Industry still awash in rigs and bullishness needs tempering: IHS Markit

IHS M 1Fuelled by increasing day rates and growing global demand growth for harsh environment (HE) semi-submersible offshore drilling rigs, some industry leaders are extremely bullish on future demand for these semis, according to IHS Markit, a leading global source of critical information and insight

According to the IHS Markit Floating Rig Report and IHS Petrodata RigPoint database, average new fixture day rates for all floating rigs climbed by 12 per cent year-over-year through September 2018, and the average expected annual growth in global demand for the floating rigs is seven per cent through 2022, but the floater market utilisation is far from tight at just 48 per cent.

“Day-rates for HE semis increased 25 per cent year-over-year based on third-quarter 2018 rates versus third-quarter 2017, while rates for all other floating rigs have only increased three per cent during the same period, so we are seeing positive growth in the HE semis market, but we are far from a boom,” said Erik Simonsen, associate director, upstream consulting at IHS Markit.

“There are two major points of distinction to be made relative to the market demand for these HE floaters. First, there is no shortage of HE floaters - the industry is oversupplied and global utilisation for HE semis is comparable to other floating rigs - far below the 80 per cent that would be considered a boom or tight market. Second, not all rigs are created equal and we are seeing significantly higher utilization and day rates for the more modern HE semis, which are much more efficient than the older HE floaters, so companies are willing to pay a premium for those more efficient rigs,” Simonsen said.

“The most modern HE floaters have seen an average year-over-year growth (3Q 2017 to 3Q 2018) in day rates of 33 per cent compared to increased rates of just 4 percent growth for older HE floaters, so there is a huge difference in day rates and demand, depending on the age and capability of the rig,” Simonsen said.

“The risk is that when some contractors start to order new rigs, other contractors might stop planned scrapping of their old rigs with the thinking that, even if newer rigs are generally more efficient, there could also be demand for their older floaters. If contractors follow this approach, it would most likely delay the market upturn beyond 2022,” Simonsen said.

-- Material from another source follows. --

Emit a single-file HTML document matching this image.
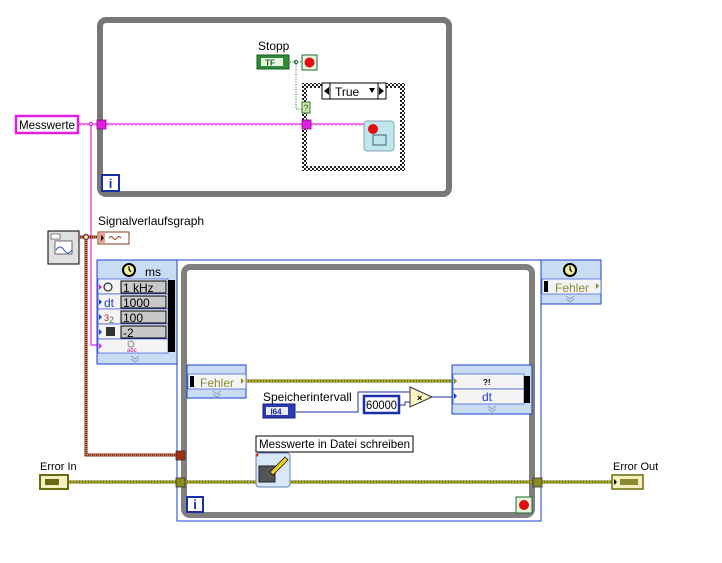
<!DOCTYPE html>
<html><head><meta charset="utf-8"><style>
html,body{margin:0;padding:0;background:#fff;}
svg{display:block;font-family:"Liberation Sans",sans-serif;}
</style></head><body>
<svg width="722" height="563" viewBox="0 0 722 563" xmlns="http://www.w3.org/2000/svg">
<defs>
<pattern id="hatch" width="4" height="4" patternUnits="userSpaceOnUse">
<rect width="4" height="4" fill="#fff"/><rect width="2" height="2" fill="#222"/><rect x="2" y="2" width="2" height="2" fill="#222"/>
</pattern>
</defs>
<!-- top while loop -->
<rect x="100" y="20" width="349" height="174" rx="6" fill="none" stroke="#777" stroke-width="6"/>
<rect x="102" y="175" width="17" height="16" fill="#fff" stroke="#1a2fa8" stroke-width="2"/>
<text x="110.5" y="188" font-size="13" font-weight="bold" fill="#1a2fa8" text-anchor="middle">i</text>

<!-- Stopp -->
<text x="258" y="50" font-size="12" fill="#000">Stopp</text>
<rect x="257" y="55" width="32" height="14" fill="#2f8a3a" stroke="#195a22" stroke-width="1"/>
<rect x="261" y="58" width="22" height="8" fill="#e9f5e0"/>
<text x="270" y="65.5" font-size="8" font-weight="bold" fill="#1b5e20" text-anchor="middle">TF</text>
<path d="M290 62 H301" stroke="#1d6b2a" stroke-dasharray="1,1.5"/>
<circle cx="296" cy="62" r="1.6" fill="none" stroke="#1d6b2a"/>
<rect x="302" y="55" width="15" height="15" fill="#e6f2df" stroke="#1d6b2a"/>
<circle cx="309.5" cy="62.5" r="5" fill="#e01010"/>
<path d="M296 64 V109 H303" stroke="#1d6b2a" fill="none" stroke-dasharray="1,1.5"/>

<!-- case structure -->
<rect x="302" y="83" width="103" height="88" fill="url(#hatch)"/>
<rect x="307" y="88" width="93" height="78" fill="#fff"/>
<rect x="322" y="83" width="64" height="16" fill="#fff" stroke="#000"/>
<path d="M330 83 V99 M378 83 V99" stroke="#000"/>
<path d="M329 87 L324 91 L329 95Z M379 87 L384 91 L379 95Z M369 88 L375 88 L372 93Z" fill="#000"/>
<text x="335" y="96" font-size="12" fill="#000">True</text>
<rect x="302" y="102" width="8" height="11" fill="#cfe8a8" stroke="#2d7a2a"/>
<text x="306" y="111" font-size="9" fill="#2d5a1a" text-anchor="middle">?</text>

<!-- Messwerte -->
<rect x="16" y="116" width="62" height="17" fill="#fff" stroke="#e21ee2" stroke-width="2.5"/>
<text x="19" y="129" font-size="12" fill="#000" textLength="56" lengthAdjust="spacingAndGlyphs">Messwerte</text>
<path d="M79 124 H365" stroke="#e21ee2" stroke-width="1.2"/>
<path d="M79 125.5 H365" stroke="#f6aef6" stroke-width="1" stroke-dasharray="2,2"/>
<rect x="97" y="120" width="9" height="9" fill="#e21ee2" stroke="#7a107a" stroke-width="0.8"/>
<rect x="302" y="120" width="9" height="9" fill="#e21ee2" stroke="#7a107a" stroke-width="0.8"/>
<path d="M91 124 V345 H100" stroke="#e21ee2" stroke-width="1.2" fill="none"/>
<circle cx="91" cy="124" r="1.6" fill="#fff" stroke="#e21ee2"/>
<!-- stop node in case -->
<rect x="364" y="121" width="30" height="30" rx="3" fill="#bfe6ec" stroke="#8aa8b0"/>
<circle cx="373" cy="129" r="5" fill="#e01010"/>
<rect x="373" y="135" width="13" height="10" fill="none" stroke="#406070"/>

<!-- Signalverlaufsgraph -->
<text x="98" y="225" font-size="12" fill="#000">Signalverlaufsgraph</text>
<rect x="48" y="231" width="31" height="33" fill="#e0e0e0" stroke="#000"/>
<rect x="51" y="234" width="9" height="5" fill="#fff" stroke="#333" stroke-width="0.6"/>
<rect x="55" y="241" width="17" height="13" fill="#fff" stroke="#333" stroke-width="0.7"/>
<path d="M56 250 Q60 244 64 250 T72 250" stroke="#2a4ac0" fill="none"/>
<rect x="98" y="232" width="31" height="12" fill="#fff" stroke="#8a3a20"/>
<rect x="99" y="233" width="6" height="10" fill="#e8a090"/>
<path d="M101 235 L104 238 L101 241Z" fill="#000"/>
<path d="M109 238 q2 -3 4 0 t4 0 t4 0" stroke="#8a3a20" fill="none"/>
<path d="M79 237 H97" stroke="#8a2a10" stroke-width="3"/>
<path d="M79 237 H97" stroke="#e8c0a0" stroke-width="1" stroke-dasharray="1,1"/>
<path d="M86 238 V455 H256" stroke="#8a2a10" stroke-width="3" fill="none"/>
<path d="M86 238 V455 H256" stroke="#f0d0c0" stroke-width="1" fill="none" stroke-dasharray="1,1"/>
<circle cx="86" cy="237" r="2.5" fill="#fff" stroke="#8a2a10" stroke-width="1.5"/>

<!-- Timed loop config left node -->
<rect x="97" y="260" width="80" height="104" fill="#c8dcf4" stroke="#1a3fd0"/>
<circle cx="129" cy="270" r="7" fill="#000"/><circle cx="129" cy="270" r="5" fill="#f5f0a0"/>
<path d="M129 266 V270 L131 272" stroke="#000"/>
<text x="145" y="276" font-size="12" fill="#000">ms</text>
<rect x="98" y="279" width="70" height="15" fill="#f4f4f4" stroke="#1a3fd0" stroke-width="0.6"/>
<rect x="98" y="294" width="70" height="15" fill="#f4f4f4" stroke="#1a3fd0" stroke-width="0.6"/>
<rect x="98" y="309" width="70" height="15" fill="#f4f4f4" stroke="#1a3fd0" stroke-width="0.6"/>
<rect x="98" y="324" width="70" height="15" fill="#f4f4f4" stroke="#1a3fd0" stroke-width="0.6"/>
<rect x="98" y="339" width="70" height="14" fill="#f4f4f4" stroke="#1a3fd0" stroke-width="0.6"/>
<rect x="168" y="280" width="7" height="72" fill="#000"/>
<rect x="121" y="281" width="45" height="12" fill="#c8c8c8" stroke="#000"/>
<rect x="121" y="296" width="45" height="12" fill="#c8c8c8" stroke="#000"/>
<rect x="121" y="311" width="45" height="12" fill="#c8c8c8" stroke="#000"/>
<rect x="121" y="326" width="45" height="12" fill="#c8c8c8" stroke="#000"/>
<text x="123" y="292" font-size="12">1 kHz</text>
<text x="123" y="307" font-size="12">1000</text>
<text x="123" y="322" font-size="12">100</text>
<text x="123" y="337" font-size="12">-2</text>
<path d="M99 284 l3 3 l-3 3Z" fill="#e21ee2"/>
<path d="M99 299 l3 3 l-3 3Z M99 314 l3 3 l-3 3Z M99 329 l3 3 l-3 3Z" fill="#1a3fd0"/>
<path d="M99 343 l3 3 l-3 3Z" fill="#e21ee2"/>
<circle cx="108" cy="287" r="4" fill="none" stroke="#000"/>
<text x="104" y="307" font-size="12" fill="#1a3fd0">dt</text>
<text x="104" y="321" font-size="9" fill="#c02020">3</text><text x="109" y="323" font-size="9" fill="#2a8a2a">2</text>
<rect x="106" y="327" width="9" height="9" fill="#333"/>
<circle cx="131" cy="344" r="3" fill="none" stroke="#888"/>
<text x="127" y="352" font-size="6" fill="#c02090">abc</text>
<path d="M131 356 l4 3 l4 -3 M131 359 l4 3 l4 -3" stroke="#8aa0c0" fill="none"/>

<!-- Timed loop main -->
<rect x="177" y="260" width="364" height="261" fill="#fff" stroke="#1a3fd0"/>
<rect x="184" y="267" width="348" height="248" rx="6" fill="none" stroke="#808080" stroke-width="6"/>
<rect x="187" y="497" width="16" height="15" fill="#fff" stroke="#1a2fa8" stroke-width="2"/>
<text x="195" y="509" font-size="13" font-weight="bold" fill="#1a2fa8" text-anchor="middle">i</text>
<rect x="516" y="497" width="16" height="16" fill="#e6f2df" stroke="#1d6b2a"/>
<circle cx="524" cy="505" r="5" fill="#e01010"/>

<!-- right node -->
<rect x="541" y="260" width="60" height="44" fill="#c8dcf4" stroke="#1a3fd0"/>
<circle cx="570" cy="270" r="7" fill="#000"/><circle cx="570" cy="270" r="5" fill="#f5f0a0"/>
<path d="M570 266 V270 L572 272" stroke="#000"/>
<rect x="542" y="279" width="59" height="15" fill="#f4f4f4" stroke="#1a3fd0" stroke-width="0.6"/>
<rect x="544" y="281" width="4" height="11" fill="#000"/>
<text x="555" y="292" font-size="12" fill="#8a8a30">Fehler</text>
<path d="M596 283 l3 3 l-3 3Z" fill="#8a8a30"/>
<path d="M566 296 l4 3 l4 -3 M566 299 l4 3 l4 -3" stroke="#8aa0c0" fill="none"/>

<!-- Fehler node -->
<rect x="187" y="365" width="59" height="33" fill="#c8dcf4" stroke="#1a3fd0"/>
<rect x="188" y="374" width="58" height="15" fill="#f4f4f4" stroke="#1a3fd0" stroke-width="0.6"/>
<rect x="190" y="376" width="4" height="11" fill="#000"/>
<text x="200" y="387" font-size="12" fill="#8a8a30">Fehler</text>
<path d="M241 378 l3 3 l-3 3Z" fill="#8a8a30"/>
<path d="M213 391 l4 3 l4 -3 M213 394 l4 3 l4 -3" stroke="#8aa0c0" fill="none"/>

<!-- error wires -->
<path d="M246 381 H452" stroke="#6a6a10" stroke-width="3"/>
<path d="M246 381 H452" stroke="#f0f020" stroke-width="1" stroke-dasharray="2,1"/>
<path d="M68 482 H612" stroke="#6a6a10" stroke-width="3"/>
<path d="M68 482 H612" stroke="#f0f020" stroke-width="1" stroke-dasharray="2,1"/>
<rect x="176" y="478" width="9" height="9" fill="#8a8a20" stroke="#333" stroke-width="0.8"/>
<rect x="533" y="478" width="9" height="9" fill="#8a8a20" stroke="#333" stroke-width="0.8"/>
<rect x="176" y="451" width="9" height="9" fill="#a03010" stroke="#333" stroke-width="0.8"/>

<!-- Speicherintervall -->
<text x="263" y="401" font-size="12" fill="#000">Speicherintervall</text>
<rect x="263" y="404" width="32" height="14" fill="#2a3ab0" stroke="#1a1a80"/>
<rect x="266" y="407" width="22" height="8" fill="#e8ecff"/>
<text x="276" y="414.5" font-size="8" font-weight="bold" fill="#1a2a90" text-anchor="middle">I64</text>
<path d="M296 412 H358 V392 H411 M400 405 H405 V402 H411 M432 397 H452" stroke="#1a2fa8" fill="none"/>
<rect x="364" y="396" width="35" height="17" fill="#fff" stroke="#1a2fa8" stroke-width="2.5"/>
<text x="366" y="409" font-size="12" textLength="31" lengthAdjust="spacingAndGlyphs">60000</text>
<path d="M410 387 L432 397 L410 407Z" fill="#fbf5c0" stroke="#333"/>
<text x="417" y="401" font-size="9" font-weight="bold">×</text>

<!-- output node -->
<rect x="452" y="365" width="80" height="49" fill="#c8dcf4" stroke="#1a3fd0"/>
<rect x="453" y="374" width="71" height="15" fill="#f4f4f4" stroke="#1a3fd0" stroke-width="0.6"/>
<rect x="453" y="389" width="71" height="15" fill="#f4f4f4" stroke="#1a3fd0" stroke-width="0.6"/>
<rect x="524" y="376" width="6" height="27" fill="#000"/>
<text x="483" y="385" font-size="8" font-weight="bold">?!</text>
<text x="482" y="401" font-size="12" fill="#1a3fd0">dt</text>
<path d="M454 378 l3 3 l-3 3Z" fill="#8a8a30"/><path d="M454 393 l3 3 l-3 3Z" fill="#1a3fd0"/>
<path d="M488 406 l4 3 l4 -3 M488 409 l4 3 l4 -3" stroke="#8aa0c0" fill="none"/>

<!-- Messwerte in Datei schreiben -->
<rect x="256" y="436" width="157" height="16" fill="#fff" stroke="#000"/>
<text x="259" y="448" font-size="12" textLength="151" lengthAdjust="spacingAndGlyphs">Messwerte in Datei schreiben</text>
<rect x="256" y="453" width="34" height="34" rx="3" fill="#d8e8f8" stroke="#6080b0"/>
<rect x="259" y="466" width="16" height="16" fill="#555" stroke="#222"/>
<path d="M270 472 L285 457 L288 460 L273 475Z" fill="#f0d020" stroke="#000" stroke-width="0.7"/>
<circle cx="257" cy="455" r="1.5" fill="#e03030"/>

<!-- Error In/Out -->
<text x="40" y="470" font-size="11">Error In</text>
<rect x="40" y="475" width="28" height="14" fill="#f4f0c0" stroke="#6a6a10" stroke-width="2"/>
<rect x="45" y="479" width="14" height="6" fill="#6a6a10"/>
<text x="613" y="470" font-size="11">Error Out</text>
<rect x="612" y="475" width="31" height="14" fill="#f4f0c0" stroke="#6a6a10" stroke-width="1.5"/>
<path d="M614 479 l3 3 l-3 3Z" fill="#000"/>
<rect x="620" y="479" width="18" height="6" fill="#8a8a30"/>
</svg>
</body></html>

The Brent oil price has recently dropped 30 percent to $60 per barrel and the present price is below the forecasting price in the IHS Markit Floating Rig Report. This significant oil price decline emphasizes the importance of attrition for the less-efficient rigs even though the oil price is volatile and might recover, Simonsen said.

“Despite increased oil prices in the past year and a boost in operator cash-flows, according to our IHS Markit analysis, we expect E&P spending growth to be disciplined,” Simonsen said.